## Data excerpts
↓↓↓

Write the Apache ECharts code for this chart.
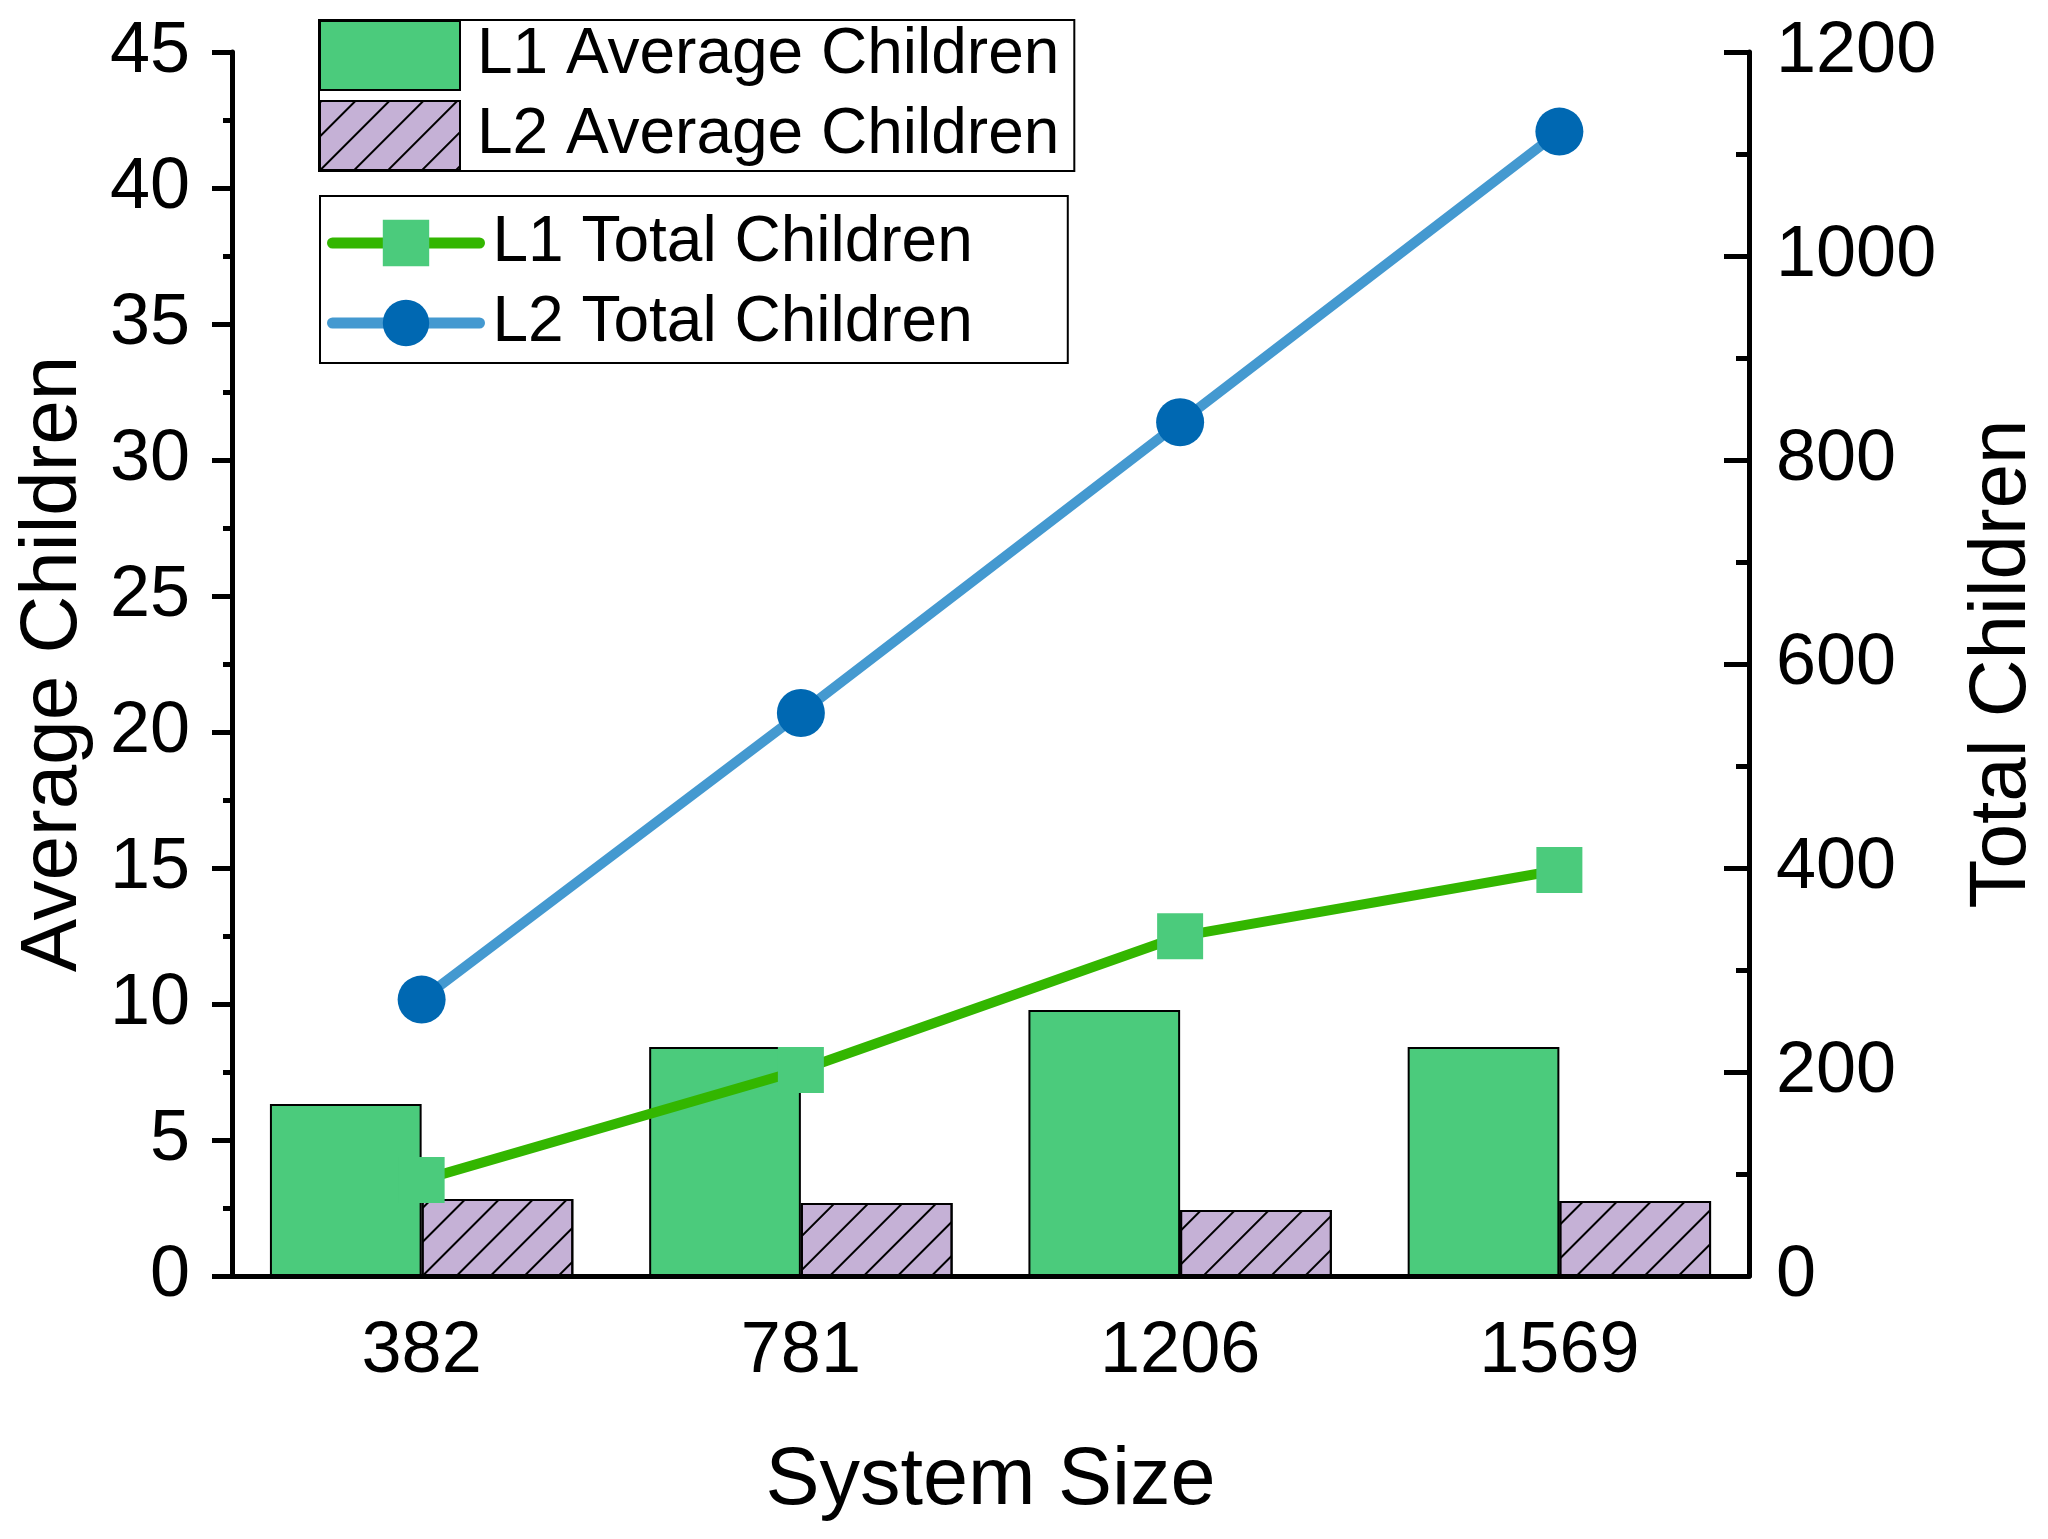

↑↑↑
↓↓↓

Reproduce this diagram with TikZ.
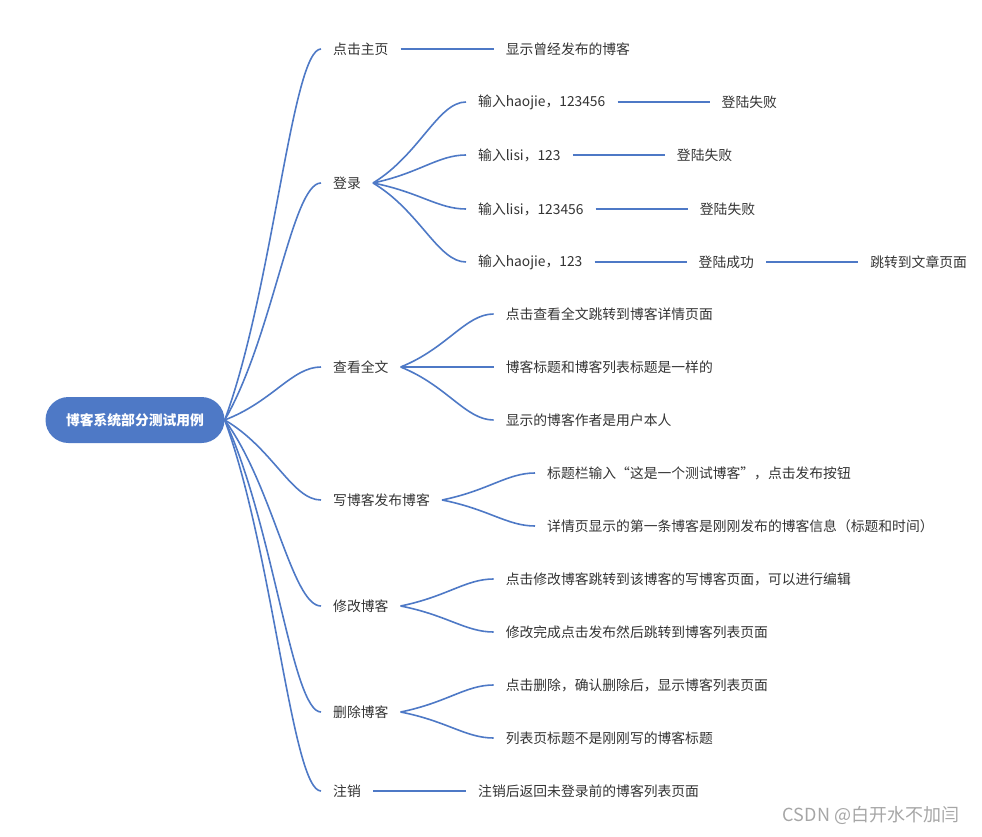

↑↑↑
↓↓↓

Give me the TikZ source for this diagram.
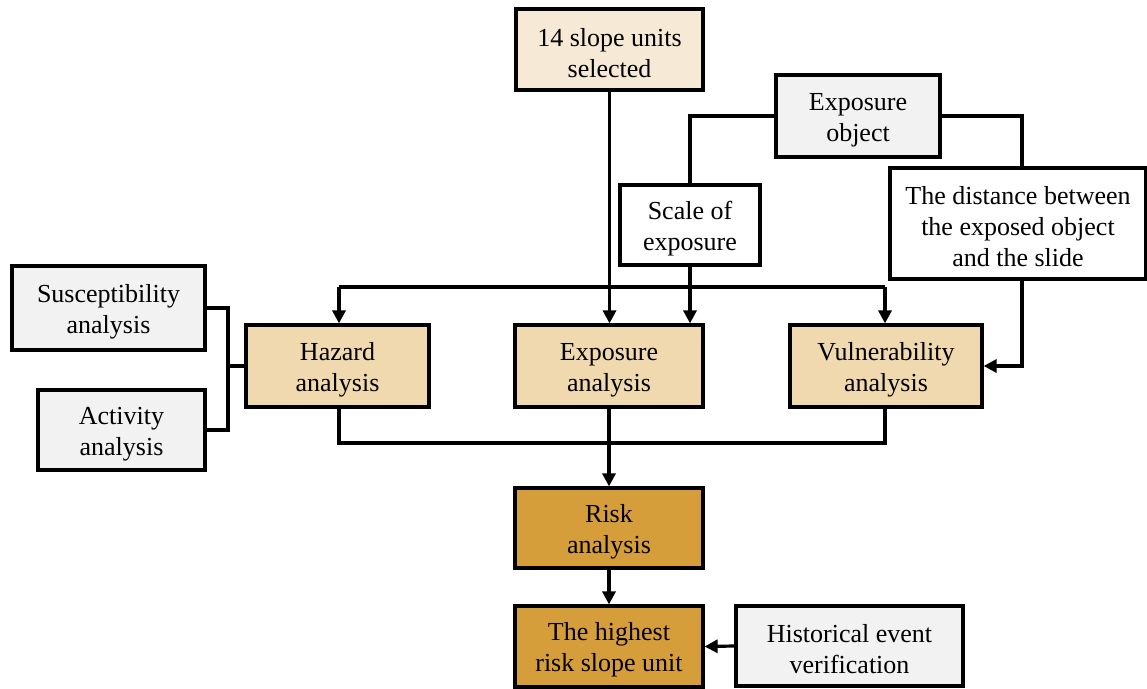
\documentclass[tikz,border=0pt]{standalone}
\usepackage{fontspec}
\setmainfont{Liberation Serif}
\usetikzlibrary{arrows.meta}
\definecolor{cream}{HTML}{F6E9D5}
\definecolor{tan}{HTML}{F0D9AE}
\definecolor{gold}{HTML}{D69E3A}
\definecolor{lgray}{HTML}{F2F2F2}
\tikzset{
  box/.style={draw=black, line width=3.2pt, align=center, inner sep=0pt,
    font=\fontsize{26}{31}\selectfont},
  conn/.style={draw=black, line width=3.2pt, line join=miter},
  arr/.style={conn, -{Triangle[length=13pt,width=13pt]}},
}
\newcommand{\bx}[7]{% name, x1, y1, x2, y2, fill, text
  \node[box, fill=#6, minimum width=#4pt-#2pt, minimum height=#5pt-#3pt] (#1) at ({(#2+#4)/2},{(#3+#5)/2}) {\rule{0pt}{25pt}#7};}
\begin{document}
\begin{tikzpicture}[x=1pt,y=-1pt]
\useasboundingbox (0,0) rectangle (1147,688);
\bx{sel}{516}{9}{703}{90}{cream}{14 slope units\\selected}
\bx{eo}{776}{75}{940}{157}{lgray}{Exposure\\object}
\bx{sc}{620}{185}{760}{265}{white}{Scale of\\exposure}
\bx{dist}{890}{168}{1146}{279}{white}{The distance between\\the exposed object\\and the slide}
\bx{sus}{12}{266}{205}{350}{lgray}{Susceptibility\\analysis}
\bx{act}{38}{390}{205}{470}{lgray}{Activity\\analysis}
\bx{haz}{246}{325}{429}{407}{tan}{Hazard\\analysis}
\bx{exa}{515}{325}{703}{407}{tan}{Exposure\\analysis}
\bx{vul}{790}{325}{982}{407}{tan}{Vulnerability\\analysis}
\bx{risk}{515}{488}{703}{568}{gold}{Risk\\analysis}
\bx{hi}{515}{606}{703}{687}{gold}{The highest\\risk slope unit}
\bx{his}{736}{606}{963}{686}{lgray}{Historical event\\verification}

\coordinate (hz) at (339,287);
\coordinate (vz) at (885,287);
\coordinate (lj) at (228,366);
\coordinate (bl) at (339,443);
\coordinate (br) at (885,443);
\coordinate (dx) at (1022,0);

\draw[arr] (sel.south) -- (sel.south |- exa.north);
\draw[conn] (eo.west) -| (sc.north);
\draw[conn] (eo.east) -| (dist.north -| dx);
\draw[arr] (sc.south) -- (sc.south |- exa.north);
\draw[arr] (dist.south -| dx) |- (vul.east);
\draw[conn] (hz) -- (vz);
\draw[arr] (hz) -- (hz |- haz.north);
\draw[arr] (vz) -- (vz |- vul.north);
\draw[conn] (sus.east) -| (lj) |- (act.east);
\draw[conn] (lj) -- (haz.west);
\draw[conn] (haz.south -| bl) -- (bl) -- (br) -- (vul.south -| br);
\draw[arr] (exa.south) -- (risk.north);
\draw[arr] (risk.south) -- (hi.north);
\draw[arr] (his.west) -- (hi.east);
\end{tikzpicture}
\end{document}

↑↑↑

## Goal
Go to the line that contains "Give me the TikZ source for this diagram." and copy from there down to the line that contains "(dx) at (1022,0);", with both lines included. Pass over the pictures.

## Written response
Give me the TikZ source for this diagram.
\documentclass[tikz,border=0pt]{standalone}
\usepackage{fontspec}
\setmainfont{Liberation Serif}
\usetikzlibrary{arrows.meta}
\definecolor{cream}{HTML}{F6E9D5}
\definecolor{tan}{HTML}{F0D9AE}
\definecolor{gold}{HTML}{D69E3A}
\definecolor{lgray}{HTML}{F2F2F2}
\tikzset{
  box/.style={draw=black, line width=3.2pt, align=center, inner sep=0pt,
    font=\fontsize{26}{31}\selectfont},
  conn/.style={draw=black, line width=3.2pt, line join=miter},
  arr/.style={conn, -{Triangle[length=13pt,width=13pt]}},
}
\newcommand{\bx}[7]{% name, x1, y1, x2, y2, fill, text
  \node[box, fill=#6, minimum width=#4pt-#2pt, minimum height=#5pt-#3pt] (#1) at ({(#2+#4)/2},{(#3+#5)/2}) {\rule{0pt}{25pt}#7};}
\begin{document}
\begin{tikzpicture}[x=1pt,y=-1pt]
\useasboundingbox (0,0) rectangle (1147,688);
\bx{sel}{516}{9}{703}{90}{cream}{14 slope units\\selected}
\bx{eo}{776}{75}{940}{157}{lgray}{Exposure\\object}
\bx{sc}{620}{185}{760}{265}{white}{Scale of\\exposure}
\bx{dist}{890}{168}{1146}{279}{white}{The distance between\\the exposed object\\and the slide}
\bx{sus}{12}{266}{205}{350}{lgray}{Susceptibility\\analysis}
\bx{act}{38}{390}{205}{470}{lgray}{Activity\\analysis}
\bx{haz}{246}{325}{429}{407}{tan}{Hazard\\analysis}
\bx{exa}{515}{325}{703}{407}{tan}{Exposure\\analysis}
\bx{vul}{790}{325}{982}{407}{tan}{Vulnerability\\analysis}
\bx{risk}{515}{488}{703}{568}{gold}{Risk\\analysis}
\bx{hi}{515}{606}{703}{687}{gold}{The highest\\risk slope unit}
\bx{his}{736}{606}{963}{686}{lgray}{Historical event\\verification}

\coordinate (hz) at (339,287);
\coordinate (vz) at (885,287);
\coordinate (lj) at (228,366);
\coordinate (bl) at (339,443);
\coordinate (br) at (885,443);
\coordinate (dx) at (1022,0);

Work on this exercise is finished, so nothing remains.